A plain and simple inflationary model of an "open" universe from the moment of creation to the end of time necessarily involves entropy as a perpetual breakdown until the total reservoir of energy has converted to matter exclusively dominated by gravity. At this point, paradoxically, all is matter, but the density of matter throughout the entire universe approaches zero because of its infinite dispersion. In the words of Isaac Asimov, nothing would be left except "a vast, incredibly thin cloud of gravel, dust, and gas growing endlessly vaster and thinner." Gravity would still exert its influence, but it would be offset by a universe too stretched out for it to be able to draw the universe together again.
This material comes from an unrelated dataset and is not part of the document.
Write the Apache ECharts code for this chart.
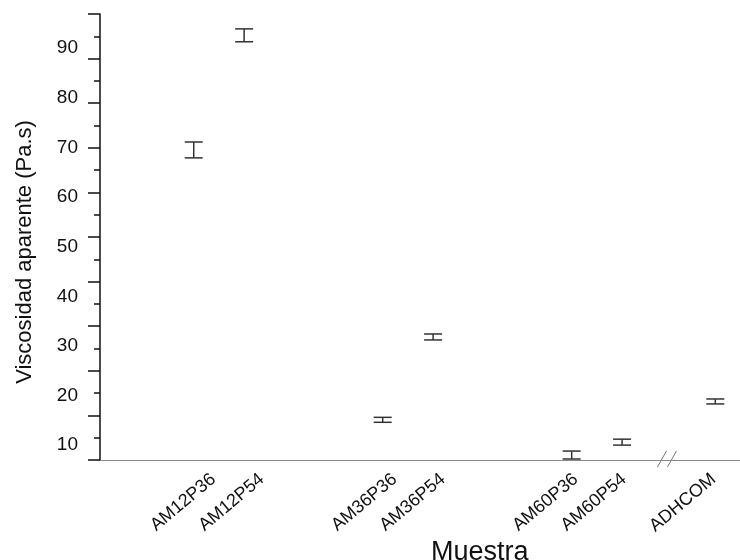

The overall temperature of the universe would approach absolute zero, much lower than the present micro-wave temperature of the universe (about 2.7 degrees above zero). All in all, the cosmos would have completed its transition from extreme heat to extreme cold, from sheer energy to sheer mass, from unbelievable concentration to unbelievable dispersion, and from a pre-existent to a post-existent void characterized by absolute infinitude. The eighty billion year transition from sheer energy to sheer mass might be suggested by Einstein's equation, e = mc2, if in fact the superforce released by the big bang (e) ultimately converts into final mass (m) by a fixed ratio equal to (c2), the speed of light squared (186 thousand miles per second times itself). Such a disproportionate conversion between energy and mass can bear a cataclysmic impact, as already demonstrated by the once inconceivable destructive power of an atomic bomb produced by splitting a single atom. In reverse, with total energy converted to total mass, results could be even more dramatic once the process finally completes itself. Scattered, absolutely cold, and deprived of all non-gravitational energy, the universe would stretch into infinity as a totally uninhabitable environment.

Theological speculation linked with big-bang creationism is further clouded, however, by the possibility that the the most inclusive realm we inhabit-thecosmos, or "mega-universe"--was not created from a total void, as might be construed based on the theory of singularity, but has endlessly advanced from birth to death for an infinite succession of particular universes, each of them dying only for its "stuff" to be gathered up and thereby reborn in one or more entirely new universe(s). God might play some kind of a role in such a universe, but neither as a creator nor terminator (at least not for the universe we presently occupy). This is not a new concept. Aristotle insisted upon absolute infinitude, and Kant, early in his career, while he still adhered to the principles of the eighteenth century Enlightenment (or Aufkläung), compared the universe to a phoenix that "consumes itself in order to rise rejuvenated from its ashes":

Worlds and systems of worlds perish, and are engulfed in the abyss of eternity: meanwhile, creation is ever active to erect new structures in other regions of the heavens and to replace the loss with profit; and if a system of the world has, in the course of its duration, exhausted every variety of life of which its constitution will allow, if it has become a superfluous link in the chain of being, then nothing can be more fit than that it should now play its last part in the drama of the successive transformations of the universe--a part which is but the due of every finite phenomenon--that of rendering its tribute to mutability.

In other words, each world system is born, lives, and dies. When it reaches its terminal phase, it dissolves into its surrounding medium, soon to be followed by the birth of its successor.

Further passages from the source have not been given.